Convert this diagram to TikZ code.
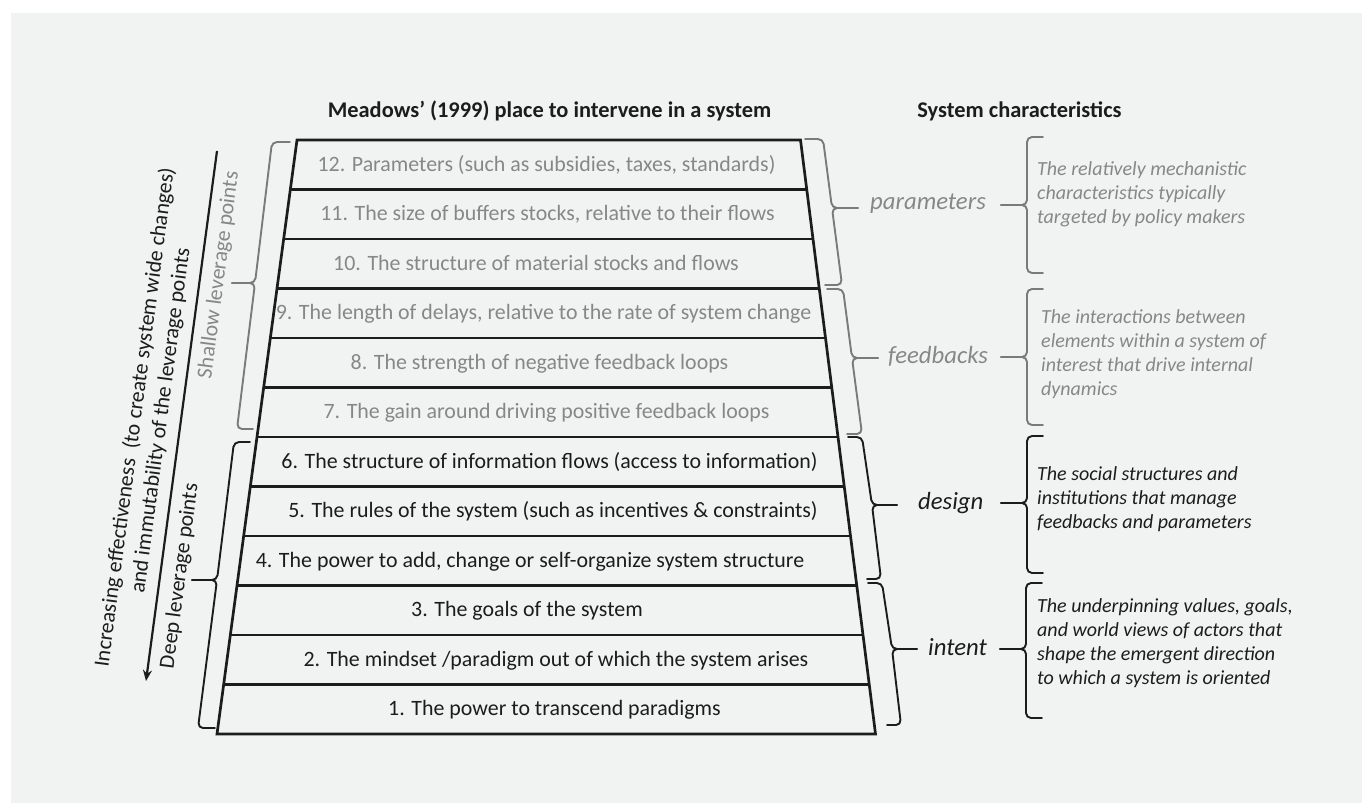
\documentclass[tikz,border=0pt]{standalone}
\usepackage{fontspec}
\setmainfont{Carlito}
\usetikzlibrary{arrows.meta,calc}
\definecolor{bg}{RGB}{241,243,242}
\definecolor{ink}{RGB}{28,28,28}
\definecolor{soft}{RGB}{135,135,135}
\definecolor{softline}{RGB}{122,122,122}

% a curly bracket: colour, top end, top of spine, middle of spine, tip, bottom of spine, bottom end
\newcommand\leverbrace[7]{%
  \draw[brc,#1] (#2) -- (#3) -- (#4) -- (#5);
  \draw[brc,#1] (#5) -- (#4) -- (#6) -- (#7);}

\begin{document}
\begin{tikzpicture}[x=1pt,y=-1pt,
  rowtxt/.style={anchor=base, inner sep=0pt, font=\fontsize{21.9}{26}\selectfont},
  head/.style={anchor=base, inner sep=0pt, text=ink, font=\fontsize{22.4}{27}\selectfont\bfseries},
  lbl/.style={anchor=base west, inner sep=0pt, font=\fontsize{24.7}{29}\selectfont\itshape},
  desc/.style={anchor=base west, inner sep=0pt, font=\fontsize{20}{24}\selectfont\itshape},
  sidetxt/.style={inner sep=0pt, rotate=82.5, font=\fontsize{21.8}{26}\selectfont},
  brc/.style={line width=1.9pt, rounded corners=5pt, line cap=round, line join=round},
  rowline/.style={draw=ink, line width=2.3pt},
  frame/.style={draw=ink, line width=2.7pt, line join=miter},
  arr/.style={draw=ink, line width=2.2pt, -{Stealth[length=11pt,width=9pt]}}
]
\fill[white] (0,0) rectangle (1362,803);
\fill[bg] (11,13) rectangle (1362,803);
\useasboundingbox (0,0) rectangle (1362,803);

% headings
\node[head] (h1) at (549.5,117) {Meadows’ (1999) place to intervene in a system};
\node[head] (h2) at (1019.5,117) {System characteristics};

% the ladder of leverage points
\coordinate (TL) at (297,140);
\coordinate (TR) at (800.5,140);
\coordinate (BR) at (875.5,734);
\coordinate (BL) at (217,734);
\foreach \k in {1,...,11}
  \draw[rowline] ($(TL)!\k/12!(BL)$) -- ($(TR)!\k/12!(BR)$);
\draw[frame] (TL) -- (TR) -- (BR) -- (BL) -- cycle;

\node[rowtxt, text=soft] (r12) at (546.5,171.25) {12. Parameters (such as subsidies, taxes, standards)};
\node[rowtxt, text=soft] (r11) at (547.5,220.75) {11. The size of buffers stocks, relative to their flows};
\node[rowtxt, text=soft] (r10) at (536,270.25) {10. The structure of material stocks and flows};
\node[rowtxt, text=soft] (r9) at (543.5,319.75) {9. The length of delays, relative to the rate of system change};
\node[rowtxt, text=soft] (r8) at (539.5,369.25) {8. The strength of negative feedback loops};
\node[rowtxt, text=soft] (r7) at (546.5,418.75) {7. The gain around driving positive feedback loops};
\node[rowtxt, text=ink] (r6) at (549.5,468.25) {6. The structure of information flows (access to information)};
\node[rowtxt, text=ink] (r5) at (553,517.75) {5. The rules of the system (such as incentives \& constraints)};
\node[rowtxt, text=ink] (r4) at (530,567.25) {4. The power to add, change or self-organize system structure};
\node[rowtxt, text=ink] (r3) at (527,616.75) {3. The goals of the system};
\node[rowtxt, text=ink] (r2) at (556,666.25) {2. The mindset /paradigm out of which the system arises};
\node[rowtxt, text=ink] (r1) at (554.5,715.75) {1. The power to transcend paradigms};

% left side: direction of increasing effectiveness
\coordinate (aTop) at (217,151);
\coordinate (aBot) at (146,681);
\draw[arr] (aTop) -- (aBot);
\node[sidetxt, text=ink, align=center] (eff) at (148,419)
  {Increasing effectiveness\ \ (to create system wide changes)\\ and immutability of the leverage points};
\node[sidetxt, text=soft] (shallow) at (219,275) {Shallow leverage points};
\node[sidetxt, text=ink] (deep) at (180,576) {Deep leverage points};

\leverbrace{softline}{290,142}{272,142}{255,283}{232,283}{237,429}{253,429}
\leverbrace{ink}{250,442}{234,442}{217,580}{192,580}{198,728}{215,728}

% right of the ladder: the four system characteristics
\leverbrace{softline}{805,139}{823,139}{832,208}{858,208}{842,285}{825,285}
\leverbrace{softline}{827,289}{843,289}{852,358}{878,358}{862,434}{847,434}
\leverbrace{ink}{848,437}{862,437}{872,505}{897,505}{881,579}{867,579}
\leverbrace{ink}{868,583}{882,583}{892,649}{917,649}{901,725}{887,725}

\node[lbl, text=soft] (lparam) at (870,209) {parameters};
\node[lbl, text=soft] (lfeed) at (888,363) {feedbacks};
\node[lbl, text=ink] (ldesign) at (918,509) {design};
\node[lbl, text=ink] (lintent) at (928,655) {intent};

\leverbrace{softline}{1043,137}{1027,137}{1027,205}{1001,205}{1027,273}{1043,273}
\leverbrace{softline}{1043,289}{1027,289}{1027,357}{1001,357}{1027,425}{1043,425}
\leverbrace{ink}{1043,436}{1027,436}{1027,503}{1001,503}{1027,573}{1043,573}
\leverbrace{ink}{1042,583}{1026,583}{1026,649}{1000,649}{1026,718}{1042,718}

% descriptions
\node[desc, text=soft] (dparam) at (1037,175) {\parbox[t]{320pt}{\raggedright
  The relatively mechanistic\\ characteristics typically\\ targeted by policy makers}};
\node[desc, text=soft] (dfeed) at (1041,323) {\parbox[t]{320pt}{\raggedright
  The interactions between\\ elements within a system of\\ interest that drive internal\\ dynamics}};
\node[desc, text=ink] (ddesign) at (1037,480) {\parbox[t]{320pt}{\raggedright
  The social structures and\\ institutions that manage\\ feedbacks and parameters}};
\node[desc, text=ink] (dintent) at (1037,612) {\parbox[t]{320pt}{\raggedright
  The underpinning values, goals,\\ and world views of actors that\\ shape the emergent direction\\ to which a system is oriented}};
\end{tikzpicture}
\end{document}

· · · · · · ·

* **STATED EXERCISE**
Retype the whole listing, keeping every line identical and omitting all pictures.

* **SOLUTION TO THE PROBLEM**
Convert this diagram to TikZ code.
\documentclass[tikz,border=0pt]{standalone}
\usepackage{fontspec}
\setmainfont{Carlito}
\usetikzlibrary{arrows.meta,calc}
\definecolor{bg}{RGB}{241,243,242}
\definecolor{ink}{RGB}{28,28,28}
\definecolor{soft}{RGB}{135,135,135}
\definecolor{softline}{RGB}{122,122,122}

% a curly bracket: colour, top end, top of spine, middle of spine, tip, bottom of spine, bottom end
\newcommand\leverbrace[7]{%
  \draw[brc,#1] (#2) -- (#3) -- (#4) -- (#5);
  \draw[brc,#1] (#5) -- (#4) -- (#6) -- (#7);}

\begin{document}
\begin{tikzpicture}[x=1pt,y=-1pt,
  rowtxt/.style={anchor=base, inner sep=0pt, font=\fontsize{21.9}{26}\selectfont},
  head/.style={anchor=base, inner sep=0pt, text=ink, font=\fontsize{22.4}{27}\selectfont\bfseries},
  lbl/.style={anchor=base west, inner sep=0pt, font=\fontsize{24.7}{29}\selectfont\itshape},
  desc/.style={anchor=base west, inner sep=0pt, font=\fontsize{20}{24}\selectfont\itshape},
  sidetxt/.style={inner sep=0pt, rotate=82.5, font=\fontsize{21.8}{26}\selectfont},
  brc/.style={line width=1.9pt, rounded corners=5pt, line cap=round, line join=round},
  rowline/.style={draw=ink, line width=2.3pt},
  frame/.style={draw=ink, line width=2.7pt, line join=miter},
  arr/.style={draw=ink, line width=2.2pt, -{Stealth[length=11pt,width=9pt]}}
]
\fill[white] (0,0) rectangle (1362,803);
\fill[bg] (11,13) rectangle (1362,803);
\useasboundingbox (0,0) rectangle (1362,803);

% headings
\node[head] (h1) at (549.5,117) {Meadows’ (1999) place to intervene in a system};
\node[head] (h2) at (1019.5,117) {System characteristics};

% the ladder of leverage points
\coordinate (TL) at (297,140);
\coordinate (TR) at (800.5,140);
\coordinate (BR) at (875.5,734);
\coordinate (BL) at (217,734);
\foreach \k in {1,...,11}
  \draw[rowline] ($(TL)!\k/12!(BL)$) -- ($(TR)!\k/12!(BR)$);
\draw[frame] (TL) -- (TR) -- (BR) -- (BL) -- cycle;

\node[rowtxt, text=soft] (r12) at (546.5,171.25) {12. Parameters (such as subsidies, taxes, standards)};
\node[rowtxt, text=soft] (r11) at (547.5,220.75) {11. The size of buffers stocks, relative to their flows};
\node[rowtxt, text=soft] (r10) at (536,270.25) {10. The structure of material stocks and flows};
\node[rowtxt, text=soft] (r9) at (543.5,319.75) {9. The length of delays, relative to the rate of system change};
\node[rowtxt, text=soft] (r8) at (539.5,369.25) {8. The strength of negative feedback loops};
\node[rowtxt, text=soft] (r7) at (546.5,418.75) {7. The gain around driving positive feedback loops};
\node[rowtxt, text=ink] (r6) at (549.5,468.25) {6. The structure of information flows (access to information)};
\node[rowtxt, text=ink] (r5) at (553,517.75) {5. The rules of the system (such as incentives \& constraints)};
\node[rowtxt, text=ink] (r4) at (530,567.25) {4. The power to add, change or self-organize system structure};
\node[rowtxt, text=ink] (r3) at (527,616.75) {3. The goals of the system};
\node[rowtxt, text=ink] (r2) at (556,666.25) {2. The mindset /paradigm out of which the system arises};
\node[rowtxt, text=ink] (r1) at (554.5,715.75) {1. The power to transcend paradigms};

% left side: direction of increasing effectiveness
\coordinate (aTop) at (217,151);
\coordinate (aBot) at (146,681);
\draw[arr] (aTop) -- (aBot);
\node[sidetxt, text=ink, align=center] (eff) at (148,419)
  {Increasing effectiveness\ \ (to create system wide changes)\\ and immutability of the leverage points};
\node[sidetxt, text=soft] (shallow) at (219,275) {Shallow leverage points};
\node[sidetxt, text=ink] (deep) at (180,576) {Deep leverage points};

\leverbrace{softline}{290,142}{272,142}{255,283}{232,283}{237,429}{253,429}
\leverbrace{ink}{250,442}{234,442}{217,580}{192,580}{198,728}{215,728}

% right of the ladder: the four system characteristics
\leverbrace{softline}{805,139}{823,139}{832,208}{858,208}{842,285}{825,285}
\leverbrace{softline}{827,289}{843,289}{852,358}{878,358}{862,434}{847,434}
\leverbrace{ink}{848,437}{862,437}{872,505}{897,505}{881,579}{867,579}
\leverbrace{ink}{868,583}{882,583}{892,649}{917,649}{901,725}{887,725}

\node[lbl, text=soft] (lparam) at (870,209) {parameters};
\node[lbl, text=soft] (lfeed) at (888,363) {feedbacks};
\node[lbl, text=ink] (ldesign) at (918,509) {design};
\node[lbl, text=ink] (lintent) at (928,655) {intent};

\leverbrace{softline}{1043,137}{1027,137}{1027,205}{1001,205}{1027,273}{1043,273}
\leverbrace{softline}{1043,289}{1027,289}{1027,357}{1001,357}{1027,425}{1043,425}
\leverbrace{ink}{1043,436}{1027,436}{1027,503}{1001,503}{1027,573}{1043,573}
\leverbrace{ink}{1042,583}{1026,583}{1026,649}{1000,649}{1026,718}{1042,718}

% descriptions
\node[desc, text=soft] (dparam) at (1037,175) {\parbox[t]{320pt}{\raggedright
  The relatively mechanistic\\ characteristics typically\\ targeted by policy makers}};
\node[desc, text=soft] (dfeed) at (1041,323) {\parbox[t]{320pt}{\raggedright
  The interactions between\\ elements within a system of\\ interest that drive internal\\ dynamics}};
\node[desc, text=ink] (ddesign) at (1037,480) {\parbox[t]{320pt}{\raggedright
  The social structures and\\ institutions that manage\\ feedbacks and parameters}};
\node[desc, text=ink] (dintent) at (1037,612) {\parbox[t]{320pt}{\raggedright
  The underpinning values, goals,\\ and world views of actors that\\ shape the emergent direction\\ to which a system is oriented}};
\end{tikzpicture}
\end{document}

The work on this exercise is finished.